No, and not only for the blazingly obvious moral reasons.  Knowing the percentage of any given group tells you precisely nothing about the chances of any one member of that group. Making the inference from group to individual is called the ecological fallacy.  It’s a fundamental truth of statistics, though it’s often ignored in policy discussions.  (That’s why, for instance, it’s false to equate a college’s graduation rate with a given student’s chance of graduating.  Every time I see columnist do that, I wince.)   We lack the epistemological basis to say upfront who will succeed and who will fail.  We can’t know until their performance reveals it.

And that’s where I have to part company with those who would just throw up their hands and declare entire groups of people unreachable.

If you start with the moral position that everyone deserves a chance to chart their own course, then paternalistically writing off entire populations, even if it’s “for their own good,” is offensive.  
The only way it would be defensible would be if we knew with certainty who would fail.  But we don’t.  And the surprises matter.
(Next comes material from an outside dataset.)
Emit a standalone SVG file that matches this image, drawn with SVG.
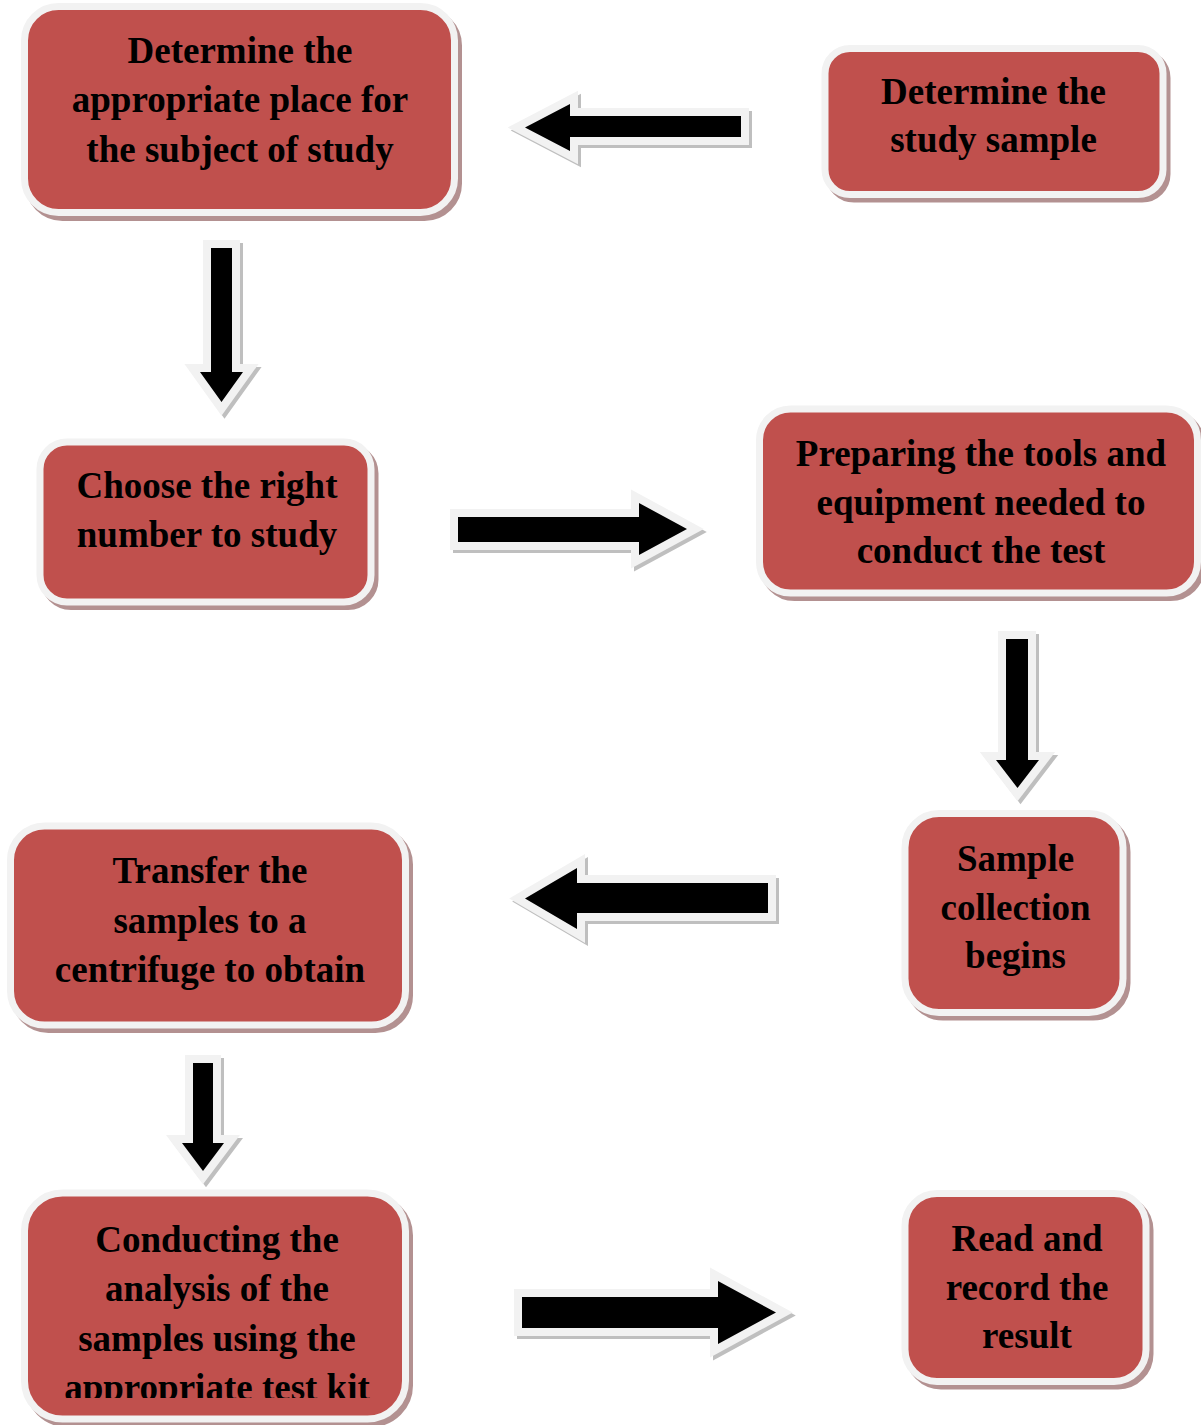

If you ask people on campus what they like about working here, you won’t hear many wax rhapsodic about 1970’s brutalist architecture.  You’ll hear about the thrill of seeing students redeem second chances.  The whole point of second chances is that the first chances didn’t work.  The second chance has long been one of American culture’s most endearing qualities, and we’re at our very best when we broaden the circle of people who get those chances.  That’s probably why community colleges were invented in the United States.  For all of their quirks -- longtime readers may have seen me mention one or two -- they reflect an admirable moral position that says that nobody gets to tell me I can’t go to college.  Nobody.  

Besides, we already have selective colleges.  They’re called “selective colleges.”  Reducing community colleges to public clones of private enclaves would render them redundant.  

The real issue with student debt isn’t community colleges anyway.  It’s a combination of high tuition places, state disinvestment, and a sustained, crummy job market.  Fix those, and we’ll make real progress.  Tightening the circle to exclude the huddled masses is not the answer.

In my darker moments, I wonder if community colleges are too egalitarian, or utopian, for a culture that has forgotten that a significant middle class is a human construct, rather than a natural law. I’d be up for a principled moral argument about whether we want a political economy that’s more like Sweden or more like Brazil.  Let’s have that argument, and have it honestly.  But let’s not pretend that protecting the poor from their own ambition is for their own good.  It isn’t. They know better.  That’s why they’re here.